▶ [RECORDS FOR PROCESSING]
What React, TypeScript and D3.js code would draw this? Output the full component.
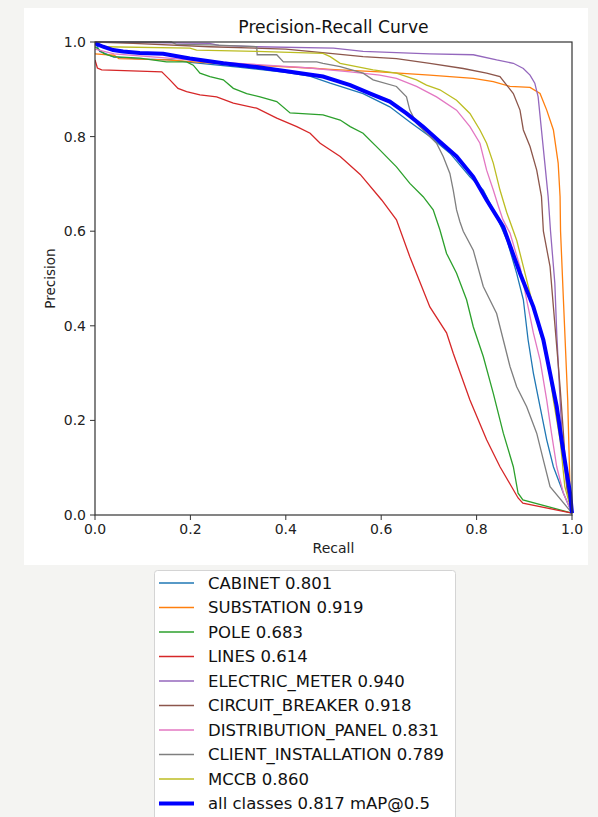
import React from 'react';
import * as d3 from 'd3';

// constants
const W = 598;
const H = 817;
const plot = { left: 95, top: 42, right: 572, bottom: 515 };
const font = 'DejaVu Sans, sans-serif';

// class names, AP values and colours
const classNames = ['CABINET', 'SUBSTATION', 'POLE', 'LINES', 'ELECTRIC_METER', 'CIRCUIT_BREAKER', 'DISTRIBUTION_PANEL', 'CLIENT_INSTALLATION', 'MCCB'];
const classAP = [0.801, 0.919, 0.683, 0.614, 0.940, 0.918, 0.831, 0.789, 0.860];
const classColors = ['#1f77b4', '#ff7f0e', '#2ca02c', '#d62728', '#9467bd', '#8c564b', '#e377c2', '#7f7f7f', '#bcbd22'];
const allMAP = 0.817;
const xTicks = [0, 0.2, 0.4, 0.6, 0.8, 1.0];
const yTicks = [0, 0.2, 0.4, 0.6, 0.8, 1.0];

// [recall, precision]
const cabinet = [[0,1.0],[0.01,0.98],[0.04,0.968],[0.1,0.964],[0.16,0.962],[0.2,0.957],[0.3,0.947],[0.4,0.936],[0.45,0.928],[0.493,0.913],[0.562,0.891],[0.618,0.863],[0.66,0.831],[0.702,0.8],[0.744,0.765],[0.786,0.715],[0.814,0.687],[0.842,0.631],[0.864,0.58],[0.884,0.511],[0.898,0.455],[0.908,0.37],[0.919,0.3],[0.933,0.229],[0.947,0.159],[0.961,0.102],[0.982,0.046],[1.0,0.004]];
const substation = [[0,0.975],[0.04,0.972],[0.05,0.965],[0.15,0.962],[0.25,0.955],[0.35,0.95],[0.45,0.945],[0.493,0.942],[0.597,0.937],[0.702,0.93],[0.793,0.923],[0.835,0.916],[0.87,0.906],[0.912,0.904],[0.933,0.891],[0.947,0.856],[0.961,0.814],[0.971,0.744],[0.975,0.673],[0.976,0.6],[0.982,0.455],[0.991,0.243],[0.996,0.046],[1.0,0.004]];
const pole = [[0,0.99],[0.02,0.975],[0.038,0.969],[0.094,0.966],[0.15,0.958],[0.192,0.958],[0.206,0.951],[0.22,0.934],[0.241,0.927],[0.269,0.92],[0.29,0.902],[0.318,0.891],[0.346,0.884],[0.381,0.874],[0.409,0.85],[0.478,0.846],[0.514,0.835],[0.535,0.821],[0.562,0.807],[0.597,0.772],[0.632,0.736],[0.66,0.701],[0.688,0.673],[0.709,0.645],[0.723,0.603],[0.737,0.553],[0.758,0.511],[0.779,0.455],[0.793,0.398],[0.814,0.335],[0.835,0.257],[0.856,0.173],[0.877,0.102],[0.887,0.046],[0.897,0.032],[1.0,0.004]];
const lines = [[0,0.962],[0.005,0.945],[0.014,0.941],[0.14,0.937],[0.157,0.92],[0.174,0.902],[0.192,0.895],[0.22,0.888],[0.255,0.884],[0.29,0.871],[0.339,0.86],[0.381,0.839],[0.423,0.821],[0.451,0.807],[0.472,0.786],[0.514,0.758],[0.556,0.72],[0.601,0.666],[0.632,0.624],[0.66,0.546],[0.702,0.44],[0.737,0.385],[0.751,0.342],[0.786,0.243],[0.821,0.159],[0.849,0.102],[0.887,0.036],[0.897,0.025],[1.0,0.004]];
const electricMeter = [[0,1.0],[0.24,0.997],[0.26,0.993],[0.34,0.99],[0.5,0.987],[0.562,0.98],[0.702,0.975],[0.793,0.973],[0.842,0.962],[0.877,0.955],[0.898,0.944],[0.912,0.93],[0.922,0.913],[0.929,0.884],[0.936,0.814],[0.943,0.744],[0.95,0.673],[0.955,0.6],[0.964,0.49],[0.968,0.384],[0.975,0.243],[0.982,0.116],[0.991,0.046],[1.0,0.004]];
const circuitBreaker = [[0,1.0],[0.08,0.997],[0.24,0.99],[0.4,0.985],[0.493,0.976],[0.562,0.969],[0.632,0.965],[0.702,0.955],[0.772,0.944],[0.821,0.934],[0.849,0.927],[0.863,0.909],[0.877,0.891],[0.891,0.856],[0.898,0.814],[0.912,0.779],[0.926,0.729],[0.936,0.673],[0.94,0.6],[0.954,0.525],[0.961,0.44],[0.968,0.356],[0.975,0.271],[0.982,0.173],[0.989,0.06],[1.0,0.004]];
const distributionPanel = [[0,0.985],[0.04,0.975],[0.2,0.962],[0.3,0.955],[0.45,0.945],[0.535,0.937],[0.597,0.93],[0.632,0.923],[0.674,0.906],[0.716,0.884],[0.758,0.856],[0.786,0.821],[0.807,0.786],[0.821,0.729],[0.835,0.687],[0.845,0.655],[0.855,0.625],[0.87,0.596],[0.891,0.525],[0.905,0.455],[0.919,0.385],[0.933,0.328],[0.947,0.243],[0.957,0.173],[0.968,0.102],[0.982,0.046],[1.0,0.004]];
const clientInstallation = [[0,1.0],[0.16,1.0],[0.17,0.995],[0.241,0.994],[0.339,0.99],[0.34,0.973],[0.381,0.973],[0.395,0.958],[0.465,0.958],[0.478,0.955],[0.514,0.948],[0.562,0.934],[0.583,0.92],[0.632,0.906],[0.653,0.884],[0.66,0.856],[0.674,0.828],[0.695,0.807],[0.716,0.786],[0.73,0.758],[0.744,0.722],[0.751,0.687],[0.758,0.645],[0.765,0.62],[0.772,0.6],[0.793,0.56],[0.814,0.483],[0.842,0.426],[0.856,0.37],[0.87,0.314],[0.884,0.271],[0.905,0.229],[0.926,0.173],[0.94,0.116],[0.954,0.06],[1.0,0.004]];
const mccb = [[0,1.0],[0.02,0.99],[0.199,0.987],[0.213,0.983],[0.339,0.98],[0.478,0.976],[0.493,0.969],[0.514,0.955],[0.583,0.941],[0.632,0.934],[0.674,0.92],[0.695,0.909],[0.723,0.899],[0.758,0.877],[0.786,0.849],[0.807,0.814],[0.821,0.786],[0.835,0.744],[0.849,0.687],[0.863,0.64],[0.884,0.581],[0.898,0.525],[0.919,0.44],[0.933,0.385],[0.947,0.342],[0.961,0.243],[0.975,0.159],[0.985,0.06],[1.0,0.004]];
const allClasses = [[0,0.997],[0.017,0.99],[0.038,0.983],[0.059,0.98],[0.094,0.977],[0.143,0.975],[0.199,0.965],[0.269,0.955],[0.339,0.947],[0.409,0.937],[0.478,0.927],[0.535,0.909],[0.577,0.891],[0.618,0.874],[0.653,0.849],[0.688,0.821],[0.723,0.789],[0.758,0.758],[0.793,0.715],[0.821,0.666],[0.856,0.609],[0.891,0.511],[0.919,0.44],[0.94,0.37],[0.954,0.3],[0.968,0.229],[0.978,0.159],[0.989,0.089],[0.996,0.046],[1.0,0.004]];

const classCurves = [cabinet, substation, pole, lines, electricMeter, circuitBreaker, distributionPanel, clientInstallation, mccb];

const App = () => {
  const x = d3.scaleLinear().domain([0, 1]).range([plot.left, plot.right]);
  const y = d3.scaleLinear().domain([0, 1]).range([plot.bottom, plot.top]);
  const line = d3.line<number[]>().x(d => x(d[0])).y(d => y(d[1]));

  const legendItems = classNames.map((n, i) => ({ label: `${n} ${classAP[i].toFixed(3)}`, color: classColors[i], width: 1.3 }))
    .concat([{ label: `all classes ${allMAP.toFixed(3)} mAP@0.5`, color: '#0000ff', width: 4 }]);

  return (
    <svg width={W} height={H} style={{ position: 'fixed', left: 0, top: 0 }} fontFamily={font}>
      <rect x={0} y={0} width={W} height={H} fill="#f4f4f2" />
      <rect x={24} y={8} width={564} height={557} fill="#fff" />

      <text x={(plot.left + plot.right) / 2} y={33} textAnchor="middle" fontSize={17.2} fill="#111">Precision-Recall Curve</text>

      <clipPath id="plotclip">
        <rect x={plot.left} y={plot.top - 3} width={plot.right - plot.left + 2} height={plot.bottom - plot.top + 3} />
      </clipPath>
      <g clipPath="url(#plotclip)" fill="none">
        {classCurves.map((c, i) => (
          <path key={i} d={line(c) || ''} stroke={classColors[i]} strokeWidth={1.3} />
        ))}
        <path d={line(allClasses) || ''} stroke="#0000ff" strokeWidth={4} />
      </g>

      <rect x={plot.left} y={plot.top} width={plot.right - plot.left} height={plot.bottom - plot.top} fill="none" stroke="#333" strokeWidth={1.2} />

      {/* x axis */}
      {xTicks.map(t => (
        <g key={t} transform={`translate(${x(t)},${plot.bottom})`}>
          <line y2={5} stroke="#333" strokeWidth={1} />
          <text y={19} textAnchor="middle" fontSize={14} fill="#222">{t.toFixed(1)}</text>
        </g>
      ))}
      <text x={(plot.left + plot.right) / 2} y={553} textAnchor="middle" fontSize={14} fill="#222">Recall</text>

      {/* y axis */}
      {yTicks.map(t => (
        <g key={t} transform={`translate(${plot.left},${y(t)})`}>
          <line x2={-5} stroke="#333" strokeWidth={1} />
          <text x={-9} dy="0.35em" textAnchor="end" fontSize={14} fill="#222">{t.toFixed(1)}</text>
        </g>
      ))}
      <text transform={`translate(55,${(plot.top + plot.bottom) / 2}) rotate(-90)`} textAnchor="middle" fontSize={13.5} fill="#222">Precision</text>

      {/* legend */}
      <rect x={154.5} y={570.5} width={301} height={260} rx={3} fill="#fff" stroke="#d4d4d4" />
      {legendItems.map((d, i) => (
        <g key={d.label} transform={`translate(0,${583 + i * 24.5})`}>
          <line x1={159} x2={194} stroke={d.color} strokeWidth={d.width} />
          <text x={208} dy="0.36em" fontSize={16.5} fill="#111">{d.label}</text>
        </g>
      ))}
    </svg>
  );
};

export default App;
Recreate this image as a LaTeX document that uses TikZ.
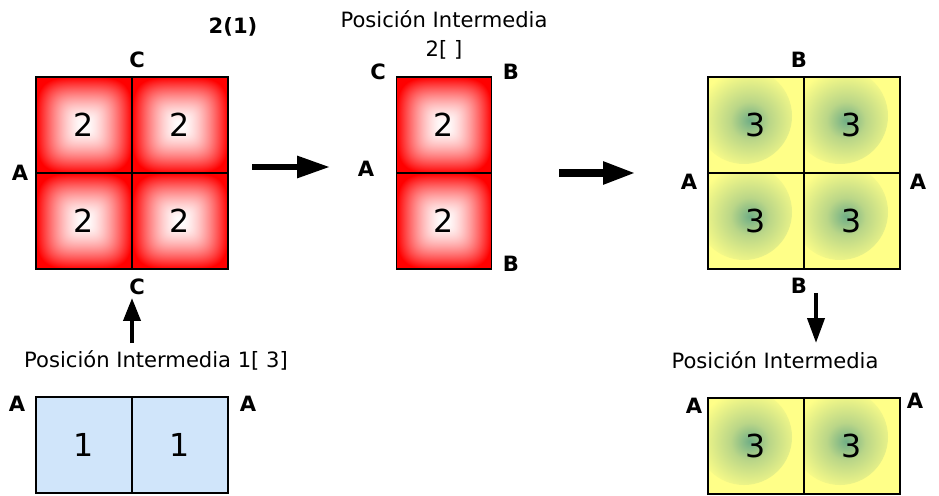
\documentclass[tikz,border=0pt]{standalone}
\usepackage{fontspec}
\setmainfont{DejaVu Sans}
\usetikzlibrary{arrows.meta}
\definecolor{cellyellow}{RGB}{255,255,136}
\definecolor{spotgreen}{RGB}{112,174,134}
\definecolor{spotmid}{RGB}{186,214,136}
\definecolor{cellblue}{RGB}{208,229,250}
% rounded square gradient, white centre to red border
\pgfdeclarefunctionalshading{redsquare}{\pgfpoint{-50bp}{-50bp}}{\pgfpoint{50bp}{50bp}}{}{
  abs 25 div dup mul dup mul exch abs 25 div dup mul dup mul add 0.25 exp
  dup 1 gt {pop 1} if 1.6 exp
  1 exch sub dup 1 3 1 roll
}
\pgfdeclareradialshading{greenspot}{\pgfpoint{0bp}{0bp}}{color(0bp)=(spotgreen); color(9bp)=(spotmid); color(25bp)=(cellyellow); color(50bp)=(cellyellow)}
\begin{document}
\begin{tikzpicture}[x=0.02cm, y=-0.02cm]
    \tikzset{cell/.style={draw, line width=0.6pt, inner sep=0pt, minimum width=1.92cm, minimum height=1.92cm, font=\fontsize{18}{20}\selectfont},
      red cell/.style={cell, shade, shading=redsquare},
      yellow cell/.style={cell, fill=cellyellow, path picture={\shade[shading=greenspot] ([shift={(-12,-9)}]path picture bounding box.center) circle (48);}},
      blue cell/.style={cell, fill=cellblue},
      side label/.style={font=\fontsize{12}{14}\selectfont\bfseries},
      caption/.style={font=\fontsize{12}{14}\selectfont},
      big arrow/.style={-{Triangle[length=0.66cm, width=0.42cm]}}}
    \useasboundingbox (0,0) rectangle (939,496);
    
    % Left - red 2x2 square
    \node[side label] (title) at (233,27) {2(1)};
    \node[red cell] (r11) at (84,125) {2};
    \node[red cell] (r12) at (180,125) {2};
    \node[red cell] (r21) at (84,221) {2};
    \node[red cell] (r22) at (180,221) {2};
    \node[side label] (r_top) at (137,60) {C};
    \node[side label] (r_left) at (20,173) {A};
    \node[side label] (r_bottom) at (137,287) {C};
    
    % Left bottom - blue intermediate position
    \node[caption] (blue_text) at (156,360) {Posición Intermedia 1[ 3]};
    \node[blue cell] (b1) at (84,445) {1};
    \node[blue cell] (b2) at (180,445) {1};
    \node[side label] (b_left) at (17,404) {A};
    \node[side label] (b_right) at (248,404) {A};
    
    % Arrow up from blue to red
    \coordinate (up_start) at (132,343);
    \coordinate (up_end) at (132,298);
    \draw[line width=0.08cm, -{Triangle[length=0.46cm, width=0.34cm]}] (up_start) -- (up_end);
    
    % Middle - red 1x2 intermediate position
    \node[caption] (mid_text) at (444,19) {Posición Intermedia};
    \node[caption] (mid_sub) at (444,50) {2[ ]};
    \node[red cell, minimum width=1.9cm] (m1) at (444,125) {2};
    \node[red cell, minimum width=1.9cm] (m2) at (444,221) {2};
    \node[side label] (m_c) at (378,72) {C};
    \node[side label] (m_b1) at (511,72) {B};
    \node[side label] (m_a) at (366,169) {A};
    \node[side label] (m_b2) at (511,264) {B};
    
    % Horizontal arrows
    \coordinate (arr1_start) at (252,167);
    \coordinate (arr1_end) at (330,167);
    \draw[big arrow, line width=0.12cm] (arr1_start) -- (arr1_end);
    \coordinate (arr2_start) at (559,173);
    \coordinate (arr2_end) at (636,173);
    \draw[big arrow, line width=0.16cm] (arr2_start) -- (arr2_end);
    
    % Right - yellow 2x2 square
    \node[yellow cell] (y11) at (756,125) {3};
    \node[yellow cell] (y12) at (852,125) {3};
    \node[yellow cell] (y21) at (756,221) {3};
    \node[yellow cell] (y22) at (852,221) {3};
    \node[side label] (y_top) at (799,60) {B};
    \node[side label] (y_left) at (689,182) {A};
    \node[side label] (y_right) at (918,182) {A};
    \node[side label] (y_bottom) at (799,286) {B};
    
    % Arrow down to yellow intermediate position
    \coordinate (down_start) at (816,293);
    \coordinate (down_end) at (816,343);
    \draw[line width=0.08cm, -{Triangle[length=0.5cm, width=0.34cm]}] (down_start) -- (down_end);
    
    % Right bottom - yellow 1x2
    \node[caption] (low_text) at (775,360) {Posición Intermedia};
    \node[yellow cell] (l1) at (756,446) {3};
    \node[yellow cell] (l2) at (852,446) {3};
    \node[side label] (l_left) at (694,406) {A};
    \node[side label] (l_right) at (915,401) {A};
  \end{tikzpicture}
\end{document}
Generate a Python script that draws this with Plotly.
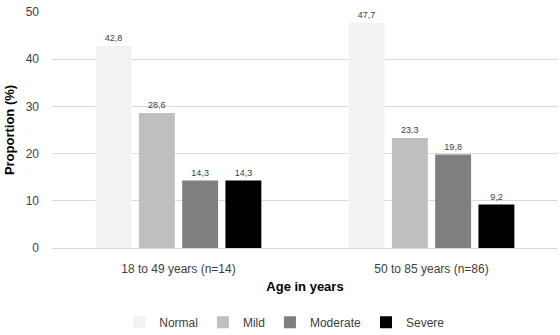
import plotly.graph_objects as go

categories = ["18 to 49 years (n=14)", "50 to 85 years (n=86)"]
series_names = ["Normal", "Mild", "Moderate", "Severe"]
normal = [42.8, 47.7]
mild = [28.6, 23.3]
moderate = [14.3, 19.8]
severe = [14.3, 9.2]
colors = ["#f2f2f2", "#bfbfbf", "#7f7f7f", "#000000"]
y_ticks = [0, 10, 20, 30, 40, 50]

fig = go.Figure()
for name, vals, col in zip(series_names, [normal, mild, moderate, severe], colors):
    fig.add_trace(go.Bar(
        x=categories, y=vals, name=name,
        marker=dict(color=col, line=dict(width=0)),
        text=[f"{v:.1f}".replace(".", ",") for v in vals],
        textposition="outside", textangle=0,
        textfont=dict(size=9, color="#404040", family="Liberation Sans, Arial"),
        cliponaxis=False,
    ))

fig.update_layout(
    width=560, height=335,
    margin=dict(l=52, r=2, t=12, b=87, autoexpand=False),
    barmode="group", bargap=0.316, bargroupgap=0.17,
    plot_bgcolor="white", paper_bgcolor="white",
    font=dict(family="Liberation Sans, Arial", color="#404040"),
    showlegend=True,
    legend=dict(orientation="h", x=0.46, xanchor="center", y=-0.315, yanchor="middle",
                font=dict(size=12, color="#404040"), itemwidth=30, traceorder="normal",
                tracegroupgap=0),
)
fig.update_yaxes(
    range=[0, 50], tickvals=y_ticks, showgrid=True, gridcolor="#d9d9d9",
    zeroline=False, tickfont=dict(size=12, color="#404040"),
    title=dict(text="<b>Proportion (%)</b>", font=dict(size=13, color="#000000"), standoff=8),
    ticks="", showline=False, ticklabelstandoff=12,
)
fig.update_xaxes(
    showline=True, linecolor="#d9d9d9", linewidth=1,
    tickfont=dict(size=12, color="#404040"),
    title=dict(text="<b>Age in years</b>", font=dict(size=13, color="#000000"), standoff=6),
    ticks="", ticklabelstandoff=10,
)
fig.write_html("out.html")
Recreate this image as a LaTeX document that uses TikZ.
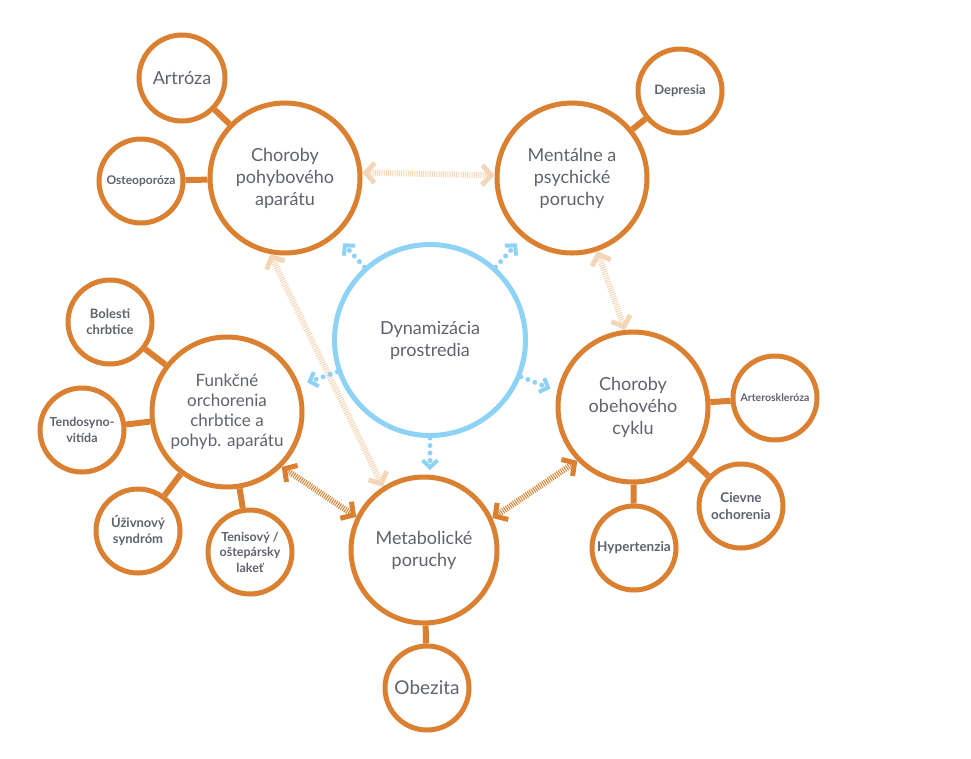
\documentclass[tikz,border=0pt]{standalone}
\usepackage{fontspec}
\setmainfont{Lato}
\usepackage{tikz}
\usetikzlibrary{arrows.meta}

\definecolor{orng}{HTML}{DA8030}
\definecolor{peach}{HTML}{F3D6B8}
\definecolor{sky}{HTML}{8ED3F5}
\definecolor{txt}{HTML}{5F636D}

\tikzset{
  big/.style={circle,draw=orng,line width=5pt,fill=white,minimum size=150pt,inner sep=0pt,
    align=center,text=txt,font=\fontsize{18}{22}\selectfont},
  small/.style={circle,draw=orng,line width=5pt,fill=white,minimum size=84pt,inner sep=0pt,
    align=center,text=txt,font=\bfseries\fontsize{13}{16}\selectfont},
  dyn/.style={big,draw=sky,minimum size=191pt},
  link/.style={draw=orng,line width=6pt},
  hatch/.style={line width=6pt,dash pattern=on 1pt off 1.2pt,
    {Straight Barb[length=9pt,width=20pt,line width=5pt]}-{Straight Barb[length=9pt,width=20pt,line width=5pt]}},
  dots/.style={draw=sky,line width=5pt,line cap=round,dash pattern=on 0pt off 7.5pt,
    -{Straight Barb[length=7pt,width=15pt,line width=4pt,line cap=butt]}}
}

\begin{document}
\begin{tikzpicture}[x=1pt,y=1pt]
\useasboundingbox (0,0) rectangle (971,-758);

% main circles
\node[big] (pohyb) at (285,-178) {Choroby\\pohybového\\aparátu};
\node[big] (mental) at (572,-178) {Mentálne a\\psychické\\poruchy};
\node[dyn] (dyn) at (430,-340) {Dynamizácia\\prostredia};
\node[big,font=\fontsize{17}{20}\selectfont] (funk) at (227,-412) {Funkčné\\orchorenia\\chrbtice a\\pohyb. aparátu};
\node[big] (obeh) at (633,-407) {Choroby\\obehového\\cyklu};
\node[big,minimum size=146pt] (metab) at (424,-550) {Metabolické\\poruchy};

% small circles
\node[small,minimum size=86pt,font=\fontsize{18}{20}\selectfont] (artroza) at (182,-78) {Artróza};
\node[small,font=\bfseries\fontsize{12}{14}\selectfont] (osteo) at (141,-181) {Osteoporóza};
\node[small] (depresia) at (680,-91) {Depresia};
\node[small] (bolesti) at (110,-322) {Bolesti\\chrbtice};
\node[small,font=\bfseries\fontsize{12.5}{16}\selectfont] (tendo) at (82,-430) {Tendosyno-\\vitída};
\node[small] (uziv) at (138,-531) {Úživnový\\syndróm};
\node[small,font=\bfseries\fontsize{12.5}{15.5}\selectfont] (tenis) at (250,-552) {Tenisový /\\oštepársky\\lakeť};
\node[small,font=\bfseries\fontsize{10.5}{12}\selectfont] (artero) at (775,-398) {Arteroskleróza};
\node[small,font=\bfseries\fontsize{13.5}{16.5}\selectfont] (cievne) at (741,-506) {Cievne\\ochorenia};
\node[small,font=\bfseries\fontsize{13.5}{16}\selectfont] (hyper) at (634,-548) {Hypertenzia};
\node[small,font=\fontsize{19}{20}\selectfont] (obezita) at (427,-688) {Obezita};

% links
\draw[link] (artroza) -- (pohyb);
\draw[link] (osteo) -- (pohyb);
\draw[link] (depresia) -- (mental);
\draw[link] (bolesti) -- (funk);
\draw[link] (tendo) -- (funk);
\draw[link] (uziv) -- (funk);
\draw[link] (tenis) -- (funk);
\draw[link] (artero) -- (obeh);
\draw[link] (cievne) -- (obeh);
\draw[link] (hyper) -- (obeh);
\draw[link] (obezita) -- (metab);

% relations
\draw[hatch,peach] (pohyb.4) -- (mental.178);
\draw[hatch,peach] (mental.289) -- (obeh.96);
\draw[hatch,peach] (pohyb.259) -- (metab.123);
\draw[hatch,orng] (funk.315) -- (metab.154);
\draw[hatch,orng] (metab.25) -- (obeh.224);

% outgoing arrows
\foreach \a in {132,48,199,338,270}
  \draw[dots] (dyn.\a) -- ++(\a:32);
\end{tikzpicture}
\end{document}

▶ [REQUIREMENT] Single out each line of the records above with the string "React" in it, and copy it.

▶ [RESPONSE TO THE TASK]
What React, TypeScript and D3.js code would draw this? Output the full component.
import React from 'react';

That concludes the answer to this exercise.